Tax return immune from enquiry

Tax return sent to wrong address cost HMRC thousands

A 2008/09 self-assessment tax return that was sent to a wrong address led to HMRC missing out on £16.5K in income tax following a recent First Tier Tax Tribunal ruling.

Alex Revell, a professional footballer, had been in correspondence with HMRC over a number of years regarding alleged arrears of tax covering five years ended 5th April 2012. As he was playing in the lower divisions during these years his earnings were relatively modest compared with the riches of the Premier League and all his tax was accounted for via the PAYE system. Until 2012 he had never been asked to complete a tax return.

In March 2011 HMRC identified an underpayment of tax on Mr Revell’s PAYE record and sent notification of this to an historic address of Mr Revell’s in Newhaven, when he was actually living in Brentwood, so he never received it. This despite the fact that HMRC were aware of the Brentwood address in July 2010 from a P45 issued by Wycombe Wanderers.

Having not heard from Mr Revell, in September 2012 HMRC issued a 2008/2009 self-assessment tax return to the Brentwood address. However, by that time Mr Revell was not living there either but a P60 for the year ended 5th April 2012, issued by Rotherham United, showed his correct address and the Revenue should have updated their records accordingly.

Further correspondence was sent to the Brentwood address by HMRC relating to penalties prompting Revell’s agent to contact HMRC in early October 2012 and notify the department of the correct address in Doncaster.

A duplicate tax return was sent to Mr Revell in October 2012 devoid of date of issue, name or address.

Realising that the normal four year time limit to issue another tax return filing notice had run out, HMRC issued a determination of the tax due in February 2014, which was received by the agent. It was contended that the determination was not valid as no request to file a self assessment tax return was ever properly made. Nevertheless, Mr Revell submitted a 2008/2009 return in March 2014, as this was the only way to displace the determination but it was made clear to HMRC that this was done under protest and that Revell felt coerced into doing so because he was being pursued for the outstanding tax claimed by HMRC. That return showed no tax due.

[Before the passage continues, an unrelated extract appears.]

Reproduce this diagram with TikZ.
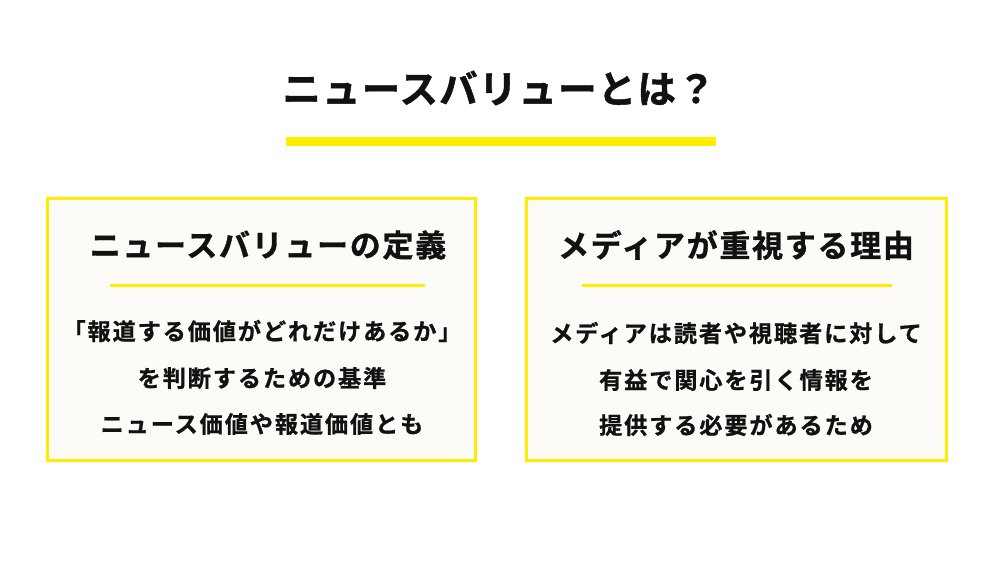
\documentclass[tikz,border=0pt]{standalone}
\usepackage{fontspec}
\newfontfamily\jptitle[LetterSpace=3,FakeBold=1.2]{Noto Sans CJK JP Bold}
\newfontfamily\jphead[LetterSpace=5.5,FakeBold=1]{Noto Sans CJK JP Bold}
\newfontfamily\jpbody[LetterSpace=8,FakeBold=0.8]{Noto Sans CJK JP Bold}
\definecolor{yel}{HTML}{FFEC00}
\definecolor{cream}{HTML}{FDFBF8}
\definecolor{ink}{HTML}{111111}
\tikzset{
  panel/.style={draw=yel, line width=3pt, fill=cream},
  rule/.style={draw=yel, line width=3pt},
  titletext/.style={font=\jptitle\fontsize{38.5}{42}\selectfont, text=ink, inner sep=0pt},
  headtext/.style={font=\jphead\fontsize{31}{34}\selectfont, text=ink, inner sep=0pt},
  bodytext/.style={font=\jpbody\fontsize{23.2}{26}\selectfont, text=ink, inner sep=0pt},
}
\begin{document}
\begin{tikzpicture}[x=1pt,y=-1pt]
\useasboundingbox[fill=white] (0,0) rectangle (1001,563);
\node[titletext] (title) at (499,88) {ニュースバリューとは？};
\fill[yel] (286,137) rectangle (716,146);
% left panel
\draw[panel] (47.5,198.5) rectangle (475.5,460.5);
\node[headtext] (lh) at (268,245) {ニュースバリューの定義};
\coordinate (lr1) at (110,285); \coordinate (lr2) at (425,285);
\draw[rule] (lr1) -- (lr2);
\node[bodytext] (lb1) at (262,331) {「報道する価値がどれだけあるか」};
\node[bodytext] (lb2) at (262,378) {を判断するための基準};
\node[bodytext] (lb3) at (262,424) {ニュース価値や報道価値とも};
% right panel
\draw[panel] (526.5,198.5) rectangle (946.5,460.5);
\node[headtext] (rh) at (736,245) {メディアが重視する理由};
\coordinate (rr1) at (582,285); \coordinate (rr2) at (892,285);
\draw[rule] (rr1) -- (rr2);
\node[bodytext] (rb1) at (736,333) {メディアは読者や視聴者に対して};
\node[bodytext] (rb2) at (736,380) {有益で関心を引く情報を};
\node[bodytext] (rb3) at (736,425) {提供する必要があるため};
\end{tikzpicture}
\end{document}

HMRC then purported to open an enquiry into this return and subsequently issued a closure notice amending the return to show £16.5K tax due. Revell appealed on the basis that it was not possible for HMRC to open an enquiry because no valid notice to file a tax return had been made and consequently this also invalidated the closure notice. HMRC contended that the tax return should be regarded as an unsolicited return thereby treating it as a response to a notice to make a return by the date HMRC received it. The Tribunal rejected HMRC’s view as there was no legal basis for it and that the original tax return was not served in compliance with tax legislation as it had been sent to an address that was no longer the taxpayer’s ‘usual or last known place of residence’ because HMRC had been notified of a more current address via Revell’s form P60 for the year ended 5th April 2012.